Unit 5: Transaction & Concurrency Control
Transaction Management
Basic Concept of a Transaction
A transaction is a unit of work that includes one or more database operations, such as reading or writing data. It represents a sequence of operations that should be treated as a single logical unit of work. If any part of the transaction fails, the entire transaction should fail.
Examples of transactions include:
- Transferring money between bank accounts.
- Updating an inventory after a sale.
Properties of Transactions (ACID)
Transactions must adhere to the following properties, commonly referred to as ACID:
- Atomicity: Ensures that a transaction is treated as a single unit. All operations either complete successfully or fail together.
- Consistency: Ensures that a transaction brings the database from one valid state to another, maintaining database integrity.
- Isolation: Ensures that transactions are executed independently and transparently without interference from other transactions.
- Durability: Ensures that once a transaction is committed, its results are permanent, even in the event of a system crash.
Database Architecture
The architecture for transaction management includes:
- Transaction manager: Manages transaction execution.
- Scheduler: Ensures that transactions are properly ordered.
- Concurrency control manager: Handles concurrent transactions.
- Recovery manager: Ensures the system can recover from failures.
Concept of Schedule
A schedule is a sequence of operations from a set of transactions. It describes how operations are interleaved in time. The goal of scheduling is to ensure that transactions maintain consistency.
Serial Schedule
A serial schedule is a schedule in which transactions are executed one after the other, with no interleaving. This ensures the correctness of transactions but may not always be efficient in terms of performance.
Serializability
Conflict Serializability
A schedule is conflict serializable if it can be transformed into a serial schedule by swapping non-conflicting operations. Operations are in conflict if they involve the same data item, and at least one of them is a write operation.
View Serializability
A schedule is view serializable if the order of reads and writes in the schedule produces the same final outcome as some serial schedule, even if operations cannot be swapped as in conflict serializability.
Cascaded Aborts
In some schedules, the failure of one transaction can lead to the rollback of other dependent transactions. These are called cascaded aborts, and they can be avoided by ensuring that transactions only read committed data.
Recoverable and Non-recoverable Schedules
- Recoverable schedules: Ensure that transactions are only allowed to commit if all transactions whose data they depend on have committed.
- Non-recoverable schedules: Do not provide this guarantee, leading to potential data inconsistencies in the case of a failure.
Concurrency Control
Need for Concurrency Control
Concurrency control is essential to ensure the consistency and isolation of transactions when multiple transactions are executed simultaneously. Without it, problems such as lost updates, dirty reads, and uncommitted data dependencies can arise.
Locking Methods
Locks are used to control access to database resources during transaction execution. Types of locks include:
- Exclusive locks (X-lock): Prevents any other transaction from accessing the locked resource.

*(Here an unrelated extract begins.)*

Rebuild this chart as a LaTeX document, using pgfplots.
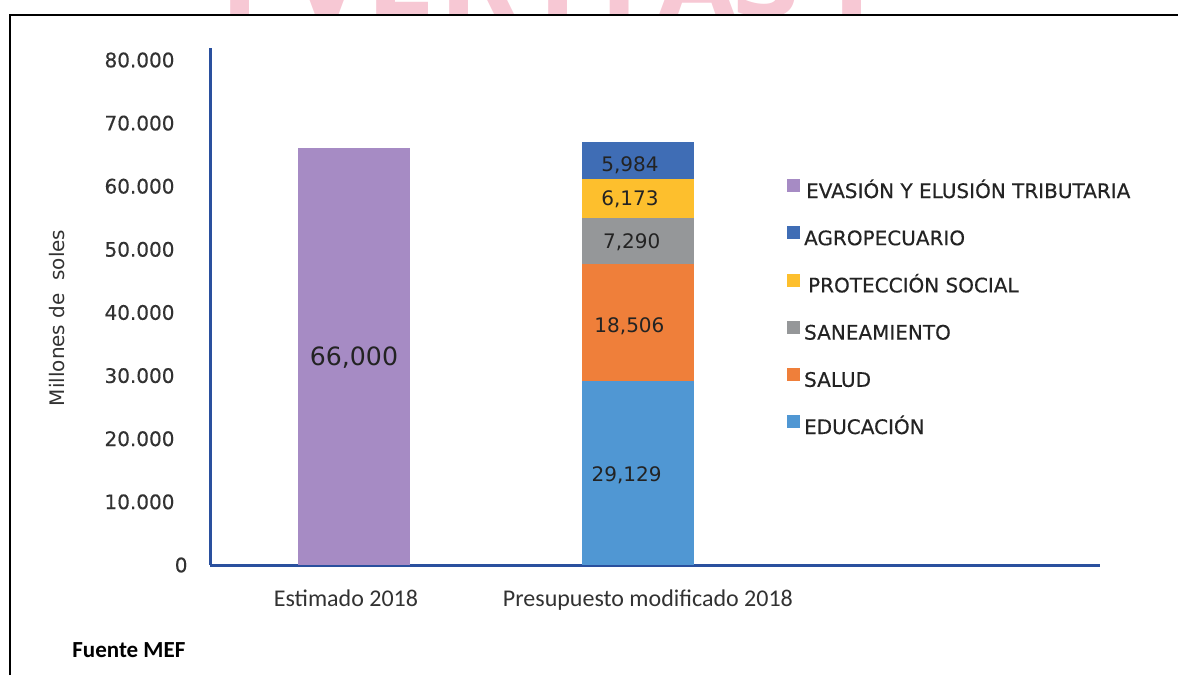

- Shared locks (S-lock): Allows multiple transactions to read a resource but prevents writes.
Deadlocks
Deadlocks occur when two or more transactions are waiting for resources that each other holds, creating a cycle of dependency. Techniques to handle deadlocks include:
- Deadlock prevention: Ensure transactions do not enter into deadlock-prone situations.
- Deadlock detection: Periodically check for deadlock situations and resolve them by rolling back one or more transactions.
Time-Stamping Methods
In time-stamping concurrency control, each transaction is assigned a unique timestamp. Transactions are then ordered based on their timestamps to ensure consistency. Older transactions get priority in accessing data over newer ones.
Optimistic Techniques
Optimistic concurrency control assumes that conflicts between transactions are rare and does not require locking. Instead, it validates transactions at commit time to ensure consistency, rolling back if conflicts are detected.
Multi-Version Concurrency Control (MVCC)
MVCC allows multiple versions of a data item to exist simultaneously, allowing transactions to read data without being blocked by writes. Each transaction sees a consistent snapshot of the data as it was at the start of the transaction.
Crash Recovery Methods
Shadow Paging
Shadow paging is a recovery method that maintains two versions of the database:
- Shadow page: The original page before any changes are made.
- Current page: The modified page during the transaction. In the event of a crash, the system can revert to the shadow page to recover.
Log-based Recovery: Deferred and Immediate
Log-based recovery uses a log to record all database operations. Two techniques are:
- Deferred Logging: All updates are recorded in the log, but actual updates to the database are delayed until the transaction commits.
- Immediate Logging: Updates are written to the log and database immediately, but the database is rolled back in case of failure.
Checkpoints
A checkpoint is a point at which all changes made by transactions are saved to the database and logged. In the event of a crash, the system can restart from the checkpoint, reducing the amount of work needed for recovery.